Ice never disappears from the northwestern-most islands and covers all the surrounding seas for much of the year, severely limiting navigation. The southeast sector of the Archipelago is not as cold, however, because of its proximity to the open waters of the North Atlantic. With its higher elevation, it receives higher precipitation than elsewhere in the Arctic, which overall is among the driest areas of Canada.

The Archipelago differs from the other two regions of the NWT in that summers remain cool, averaging only 10°C in July over most of the area because of the surrounding cold waters. The great contrast between the long days of summer and the short (even nonexistent) days of winter reflects the high latitude. Severe climate and permafrost result in very poor soil development. Vegetation is tundra, varying from low bush to grass, but even this limited vegetation is lacking in certain areas. The territories’ first national park, Aulavik, was established in the Archipelago on Banks Island in 1992.

Arctic Mainland

The Canadian Shield makes up the arctic mainland. Canada’s oldest rocks (3.96 billion years) were found east of Great Bear Lake. Pleistocene ice sheets polished its surface, stripping away surface material down to the bedrock. In places boulders, sands and gravels remain from the melting ice. Overall it is a gently undulating rocky surface of low elevation, with a bewildering maze of rivers and irregular lakes.

As in the Archipelago, true soil is generally absent. Vegetation is the tundra type, usually including considerable shrubs. In sheltered places, as along inland water courses, stunted trees may extend out from the forested lands on the south and west.
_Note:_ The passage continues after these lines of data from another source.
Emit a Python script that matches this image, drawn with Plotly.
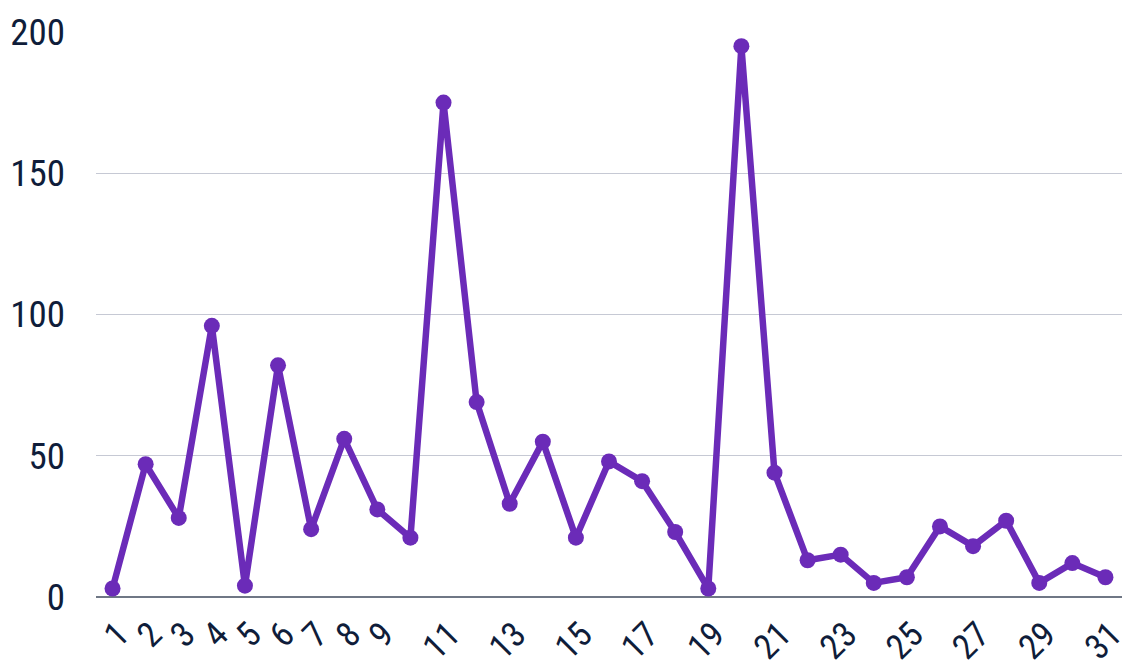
import plotly.graph_objects as go

days = list(range(1, 32))
values = [3, 47, 28, 96, 4, 82, 24, 56, 31, 21, 175, 69, 33, 55, 21, 48, 41, 23, 3, 195,
          44, 13, 15, 5, 7, 25, 18, 27, 5, 12, 7]
x_tickvals = [1, 2, 3, 4, 5, 6, 7, 8, 9, 11, 13, 15, 17, 19, 21, 23, 25, 27, 29, 31]
y_tickvals = [0, 50, 100, 150, 200]

purple = "#6b2bb8"
text_color = "#0f1d3a"
font_family = "'Roboto Condensed', 'Open Sans', sans-serif"

fig = go.Figure(go.Scatter(
    x=days, y=values, mode="lines+markers",
    line=dict(color=purple, width=6.5),
    marker=dict(color=purple, size=16),
    cliponaxis=False,
))

fig.update_layout(
    width=1122, height=662,
    margin=dict(l=88, r=8, t=24, b=73, autoexpand=False),
    paper_bgcolor="white", plot_bgcolor="white",
    showlegend=False,
    font=dict(family=font_family, color=text_color, size=36),
)
fig.update_xaxes(
    range=[0.5, 31.5], automargin=False,
    tickmode="array", tickvals=x_tickvals, ticktext=[str(v) for v in x_tickvals],
    tickangle=-45, showgrid=False, zeroline=False, showline=False,
    tickfont=dict(size=35, color=text_color, family=font_family),
    ticklabelstandoff=9, ticklabelshift=6, ticklabeloverflow="allow",
)
fig.update_yaxes(
    range=[0, 200], automargin=False,
    tickmode="array", tickvals=y_tickvals,
    showgrid=True, gridcolor="#c6c9d4", gridwidth=1.2,
    zeroline=True, zerolinecolor="#6f7785", zerolinewidth=1.5,
    showline=False,
    tickfont=dict(size=37, color=text_color, family=font_family),
    ticklabelstandoff=30, ticklabeloverflow="allow",
)

fig.write_html("out.html")
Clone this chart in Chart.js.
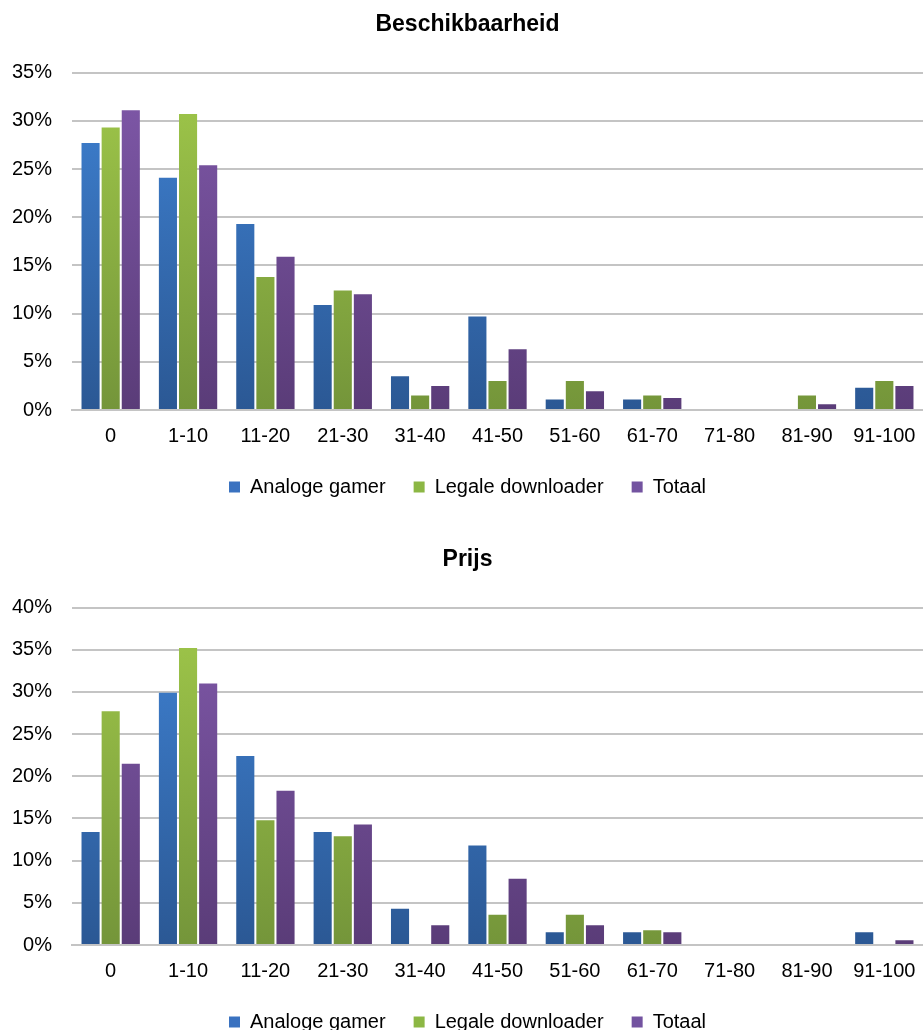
<!DOCTYPE html>
<html>
<head>
<meta charset="utf-8">
<script src="https://cdn.jsdelivr.net/npm/chart.js@4"></script>
<style>
  html, body { margin: 0; background: #fff; overflow: hidden; height: 1030px; }
  .box { position: absolute; left: 0; width: 923px; }
</style>
</head>
<body>
<div class="box" style="top:0px;height:512px"><canvas id="chart1"></canvas></div>
<div class="box" style="top:535px;height:512px"><canvas id="chart2"></canvas></div>
<script>
const categories = ["0", "1-10", "11-20", "21-30", "31-40", "41-50", "51-60", "61-70", "71-80", "81-90", "91-100"];
const seriesNames = ["Analoge gamer", "Legale downloader", "Totaal"];

// Beschikbaarheid
const beschikAnaloog = [27.7, 24.1, 19.3, 10.9, 3.5, 9.7, 1.1, 1.1, 0, 0, 2.3];
const beschikLegaal = [29.3, 30.7, 13.8, 12.4, 1.5, 3.0, 3.0, 1.5, 0, 1.5, 3.0];
const beschikTotaal = [31.1, 25.4, 15.9, 12.0, 2.5, 6.3, 1.95, 1.25, 0, 0.6, 2.5];

// Prijs
const prijsAnaloog = [13.4, 29.9, 22.4, 13.4, 4.3, 11.8, 1.5, 1.5, 0, 0, 1.5];
const prijsLegaal = [27.7, 35.2, 14.8, 12.9, 0, 3.6, 3.6, 1.75, 0, 0, 0];
const prijsTotaal = [21.5, 31.0, 18.3, 14.3, 2.35, 7.85, 2.35, 1.5, 0, 0, 0.56];

const FONT = "'Liberation Sans', Arial, sans-serif";
const colorsTop = ["#3f82d3", "#a0c84a", "#8059aa"];
const colorsBottom = ["#2b5894", "#74953a", "#5a3c78"];
const legendColors = ["#3a72c0", "#8cb744", "#7353a0"];

function gradient(i) {
  return function (ctx) {
    const chart = ctx.chart;
    const area = chart.chartArea;
    if (!area) return colorsTop[i];
    const g = chart.ctx.createLinearGradient(0, area.top, 0, area.bottom);
    g.addColorStop(0, colorsTop[i]);
    g.addColorStop(1, colorsBottom[i]);
    return g;
  };
}

// move the legend a bit closer to the axis labels
const legendUp = {
  id: "legendUp",
  afterUpdate(chart) {
    chart.legend.top -= 5;
    chart.legend.bottom -= 5;
  },
};

function makeChart(id, title, values, maxY) {
  new Chart(document.getElementById(id), {
    type: "bar",
    data: {
      labels: categories,
      datasets: values.map((v, i) => ({
        label: seriesNames[i],
        data: v,
        backgroundColor: gradient(i),
        borderWidth: 0,
        categoryPercentage: 0.78,
        barPercentage: 0.9,
      })),
    },
    plugins: [legendUp],
    options: {
      responsive: true,
      maintainAspectRatio: false,
      animation: false,
      layout: { padding: { left: 12, right: 0, top: 0, bottom: 0 } },
      plugins: {
        title: {
          display: true,
          text: title,
          color: "#000",
          font: { family: FONT, size: 23, weight: "bold" },
          padding: { top: 11, bottom: 34 },
        },
        legend: {
          position: "bottom",
          labels: {
            color: "#000",
            font: { family: FONT, size: 20 },
            boxWidth: 11,
            boxHeight: 11,
            padding: 28,
            generateLabels: (chart) =>
              seriesNames.map((n, i) => ({
                text: n,
                fillStyle: legendColors[i],
                strokeStyle: legendColors[i],
                lineWidth: 0,
                datasetIndex: i,
              })),
          },
        },
        tooltip: { enabled: false },
      },
      scales: {
        x: {
          grid: { display: false, drawTicks: true, tickLength: 8 },
          border: { color: "#c4c4c4", width: 2 },
          ticks: {
            color: "#000",
            font: { family: FONT, size: 20 },
            padding: 6,
            maxRotation: 0,
          },
        },
        y: {
          min: 0,
          max: maxY,
          grid: { color: "#c4c4c4", lineWidth: 2, drawTicks: false },
          border: { display: false },
          ticks: {
            stepSize: 5,
            color: "#000",
            font: { family: FONT, size: 20 },
            padding: 20,
            callback: (v) => v + "%",
          },
          afterFit: (scale) => { scale.width = 60; },
        },
      },
    },
  });
}

makeChart("chart1", "Beschikbaarheid", [beschikAnaloog, beschikLegaal, beschikTotaal], 35);
makeChart("chart2", "Prijs", [prijsAnaloog, prijsLegaal, prijsTotaal], 40);
</script>
</body>
</html>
Climatically, as well as in location, the arctic mainland lies between the Arctic Archipelago and the Mackenzie Valley, with more severe winter temperatures and higher summer temperatures than the former because of its continental location. Baker Lake, for example, west of Hudson Bay, has an average daily high of -27°C in January and 16°C July, with a mean total precipitation of 268 mm.

Mackenzie Valley Area

Geologically this area ranges from the Canadian Shield on its eastern margin through younger Paleozoic and Mesozoic sedimentary formations in sequence to the west. Great Bear Lake (31,328 km2) and Great Slave Lake (28,568 km2) lie along the contact line of the Shield, which here often exceeds 300 m of relief. This vegetation division corresponds to a cultural division of the area’s Indigenous peoples, with the Inuit occupying the Arctic and the Dene, the Subarctic. The greater economic development and larger population of the subarctic Mackenzie Valley also sets it apart from the arctic mainland. Much of the Mackenzie Valley area consists of the narrowing northward extent of the level continental Interior Plains. There are occasional level-bedded hill areas a few hundred metres above the general surface. In the west it rises abruptly into the mountainous terrain of the rugged Cordillera region with peaks of over 2,700 m. The area is integrated by the Mackenzie River and its tributaries, whose total drainage area (1.8 million km2) and system length (4,241 km) are the largest and longest in Canada.

Only the northernmost part of the area falls within the continuous permafrost zone, unlike the other two regions of the Northwest Territories. Almost the entire territory falls within the discontinuous zone where permafrost is widespread if not universal.

The upper Mackenzie Valley lies within the boreal forest transitional zone, where spruce and larch are common. The lower Mackenzie Valley is within the Northern boreal woodland area, which has a great number of tree species including white birch, jack pine, balsam fir and trembling aspen. Extensive areas of poor drainage occur, especially on the plains, as a result of permafrost and continental glaciation. These result in string bogs and muskeg.

Temperature ranges are greater in the Mackenzie Valley than in the other two regions. At Fort Good Hope, for example, the average daily high is -25°C in January and 21°C in July. Precipitation, including snowfall, is significantly higher than for most of the Arctic.

Wood Buffalo National Park, straddling the Alberta boundary, is Canada's largest national park (44,802 km2). It was established in 1922 to protect the only herd of wood bison in their wild state, and also contains several thousand plains bison and the summer nesting grounds of the nearly extinct whooping crane.